(Problem to solve):
Give an exact copy of every line, leaving images out.

(Information provided):
[BEGIN]

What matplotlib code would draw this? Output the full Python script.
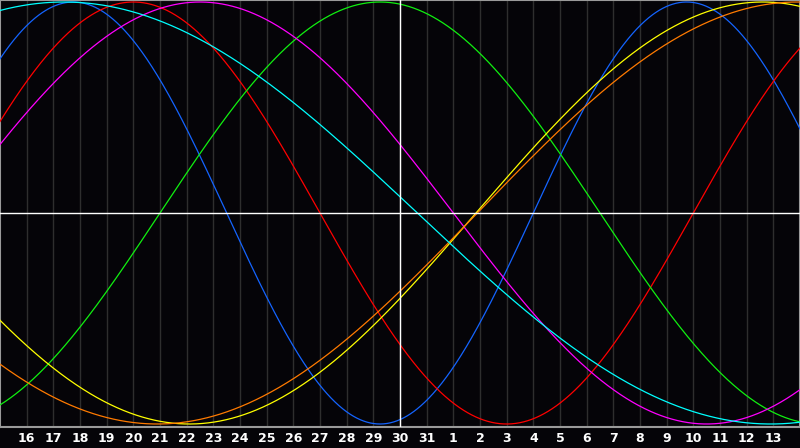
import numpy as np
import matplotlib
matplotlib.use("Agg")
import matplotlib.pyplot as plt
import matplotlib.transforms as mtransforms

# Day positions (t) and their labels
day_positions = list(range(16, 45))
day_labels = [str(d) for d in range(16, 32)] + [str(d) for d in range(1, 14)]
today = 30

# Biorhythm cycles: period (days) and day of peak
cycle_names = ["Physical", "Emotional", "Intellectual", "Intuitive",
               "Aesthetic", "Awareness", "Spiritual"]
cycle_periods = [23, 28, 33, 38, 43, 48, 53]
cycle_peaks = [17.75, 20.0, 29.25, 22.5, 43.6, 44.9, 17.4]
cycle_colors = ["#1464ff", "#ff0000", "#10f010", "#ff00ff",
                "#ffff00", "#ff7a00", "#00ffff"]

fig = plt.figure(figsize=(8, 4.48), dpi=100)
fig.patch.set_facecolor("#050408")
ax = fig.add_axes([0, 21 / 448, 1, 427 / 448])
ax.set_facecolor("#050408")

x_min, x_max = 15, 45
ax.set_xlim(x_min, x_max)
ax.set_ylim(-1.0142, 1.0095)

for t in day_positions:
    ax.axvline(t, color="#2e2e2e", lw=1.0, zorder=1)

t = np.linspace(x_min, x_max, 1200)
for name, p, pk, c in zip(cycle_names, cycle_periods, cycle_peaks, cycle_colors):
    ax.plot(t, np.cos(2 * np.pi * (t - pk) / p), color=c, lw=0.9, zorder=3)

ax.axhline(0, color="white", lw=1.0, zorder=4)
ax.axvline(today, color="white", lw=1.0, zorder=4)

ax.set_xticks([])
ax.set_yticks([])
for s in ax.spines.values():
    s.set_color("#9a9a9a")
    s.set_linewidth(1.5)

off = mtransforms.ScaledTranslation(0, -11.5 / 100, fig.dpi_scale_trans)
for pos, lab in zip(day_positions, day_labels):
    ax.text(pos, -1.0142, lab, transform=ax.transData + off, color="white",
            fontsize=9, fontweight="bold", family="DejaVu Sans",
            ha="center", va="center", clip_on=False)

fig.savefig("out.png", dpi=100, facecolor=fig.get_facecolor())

[END]

(Result of this exercise):
What matplotlib code would draw this? Output the full Python script.
import numpy as np
import matplotlib
matplotlib.use("Agg")
import matplotlib.pyplot as plt
import matplotlib.transforms as mtransforms

# Day positions (t) and their labels
day_positions = list(range(16, 45))
day_labels = [str(d) for d in range(16, 32)] + [str(d) for d in range(1, 14)]
today = 30

# Biorhythm cycles: period (days) and day of peak
cycle_names = ["Physical", "Emotional", "Intellectual", "Intuitive",
               "Aesthetic", "Awareness", "Spiritual"]
cycle_periods = [23, 28, 33, 38, 43, 48, 53]
cycle_peaks = [17.75, 20.0, 29.25, 22.5, 43.6, 44.9, 17.4]
cycle_colors = ["#1464ff", "#ff0000", "#10f010", "#ff00ff",
                "#ffff00", "#ff7a00", "#00ffff"]

fig = plt.figure(figsize=(8, 4.48), dpi=100)
fig.patch.set_facecolor("#050408")
ax = fig.add_axes([0, 21 / 448, 1, 427 / 448])
ax.set_facecolor("#050408")

x_min, x_max = 15, 45
ax.set_xlim(x_min, x_max)
ax.set_ylim(-1.0142, 1.0095)

for t in day_positions:
    ax.axvline(t, color="#2e2e2e", lw=1.0, zorder=1)

t = np.linspace(x_min, x_max, 1200)
for name, p, pk, c in zip(cycle_names, cycle_periods, cycle_peaks, cycle_colors):
    ax.plot(t, np.cos(2 * np.pi * (t - pk) / p), color=c, lw=0.9, zorder=3)

ax.axhline(0, color="white", lw=1.0, zorder=4)
ax.axvline(today, color="white", lw=1.0, zorder=4)

ax.set_xticks([])
ax.set_yticks([])
for s in ax.spines.values():
    s.set_color("#9a9a9a")
    s.set_linewidth(1.5)

off = mtransforms.ScaledTranslation(0, -11.5 / 100, fig.dpi_scale_trans)
for pos, lab in zip(day_positions, day_labels):
    ax.text(pos, -1.0142, lab, transform=ax.transData + off, color="white",
            fontsize=9, fontweight="bold", family="DejaVu Sans",
            ha="center", va="center", clip_on=False)

fig.savefig("out.png", dpi=100, facecolor=fig.get_facecolor())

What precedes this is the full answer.